We were playing the Indians.  They had a big kid throwing, about 6’4”, 225 easy.  Fastball was 84-87, little curveball.  But he was young, and I could tell early on he had command problems.  We scratched one out in the second innings, and Shlo was rolling.  In my first at bat, I came up with runners on 1st and 2nd, no one out.  I have no idea what the signs are, and no one speaks English, but considering my status as the new guy and a knower of all things baseball, I figured it was a good time to get a bunt down, so I squared to bunt and took ball one.  Judging from the body language of the third base coach, I had guessed right – he had given the bunt sign, so I squared again on the second pitch, ball two.  Squared again on the third pitch but was going to take a strike if he threw one, but no, ball three.  Did not square on 3-0 and decided to work my stride timing and took a ball 4.  I eventually was relieved from base running duties when the next hitter grounded out to short stop. I was out at second base on the fiedler’s choice.  And a run scored on the play and went up 2-0.

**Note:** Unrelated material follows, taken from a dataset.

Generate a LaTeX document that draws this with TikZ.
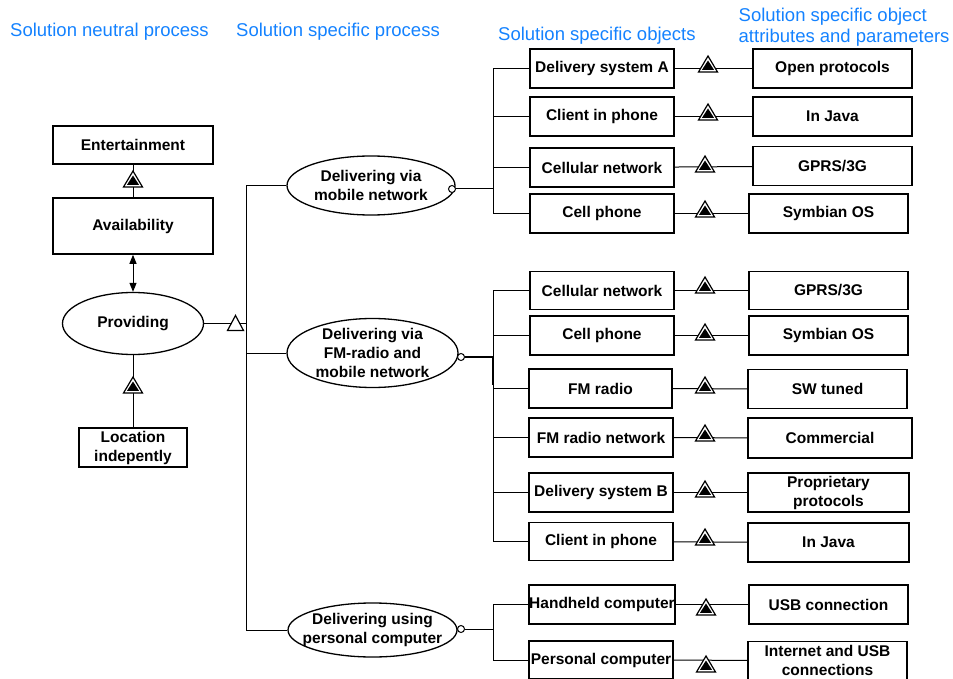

Shlo had bad luck when our first and third baseman made errors in the 4th, and he gave up 4 unearned runs, 4-2, them.

By the 4th inning, most of our players had shown up and the little field was transforming into the madhouse I have heard so much about.  Families arrived and set up their things in the stands.  The announcer had his PA system at full blast.  The place was coming alive.  Our regular right fielder who played in the Mets organization arrived and I moved to my 3rd base.   We loaded the bases in the 5th inning and sent our regular catcher whose name happens to be Jose Reyes in to pinch hit now that he was ready.  In the Zorrilla, it is a bit difficult to decipher who is who and where anyone has played prior, but Jose has clearly played some baseball.  When I met him at our exhibition game a few weeks ago, he shook my hand and smiled – “shook” is a bit misleading, I put my hand in his where it disappeared momentarily before he was kind enough to return it to me.  I just looked him up on Baseball Reference, a website that lists baseball players and their stats.  He played from 1994-2002 in the Pittsburgh Pirates organization.  On “BR” he is listed at 6’1, 188lbs.  But either the scale was broken that day, or he has grown.  I would guess he is 6’1”, 240 pounds, solid muscle.  His head is two of mine.  I had asked Shlo to from now on please if I am going to meet someone of that size to warn me so I can interact with said individual minus the look of shock.  The Indians brought in a new pitcher to face Jose, and he proceeded to hit a bases clearing line-drive in left center field, we’re winning 5-4.  If he had any air under it at all, it would have cleared Atlantic Ave, and possibly the Atlantic Ocean.  And we never turned back.  I finished 1 for 3 with a walk, fly out to left, fly out to right, and an RBI double to bring home our final run of the day in that order and officially made it through my first game in El Zorrilla.  My leg hurt a little when I hit the double, but in general, the apparatus feels pretty good.  Just need to keep on top of the program every day.

The A’s in the dugout. That’s Shlo in the foreground!

Have another game tomorrow night in the Bronx with the Thunder Dogs.  And am going to the Mets game tonight with David.  Dave is 17.  He’s one of the kids I coach.  I have known him since he was 10 and even went to his Bar Mitzvah.  His mom, Robin, passed away last week.  So Dewey and I are taking him to the game tonight to get his mind of things.  This blog post is for you, Dave.  You’re the best!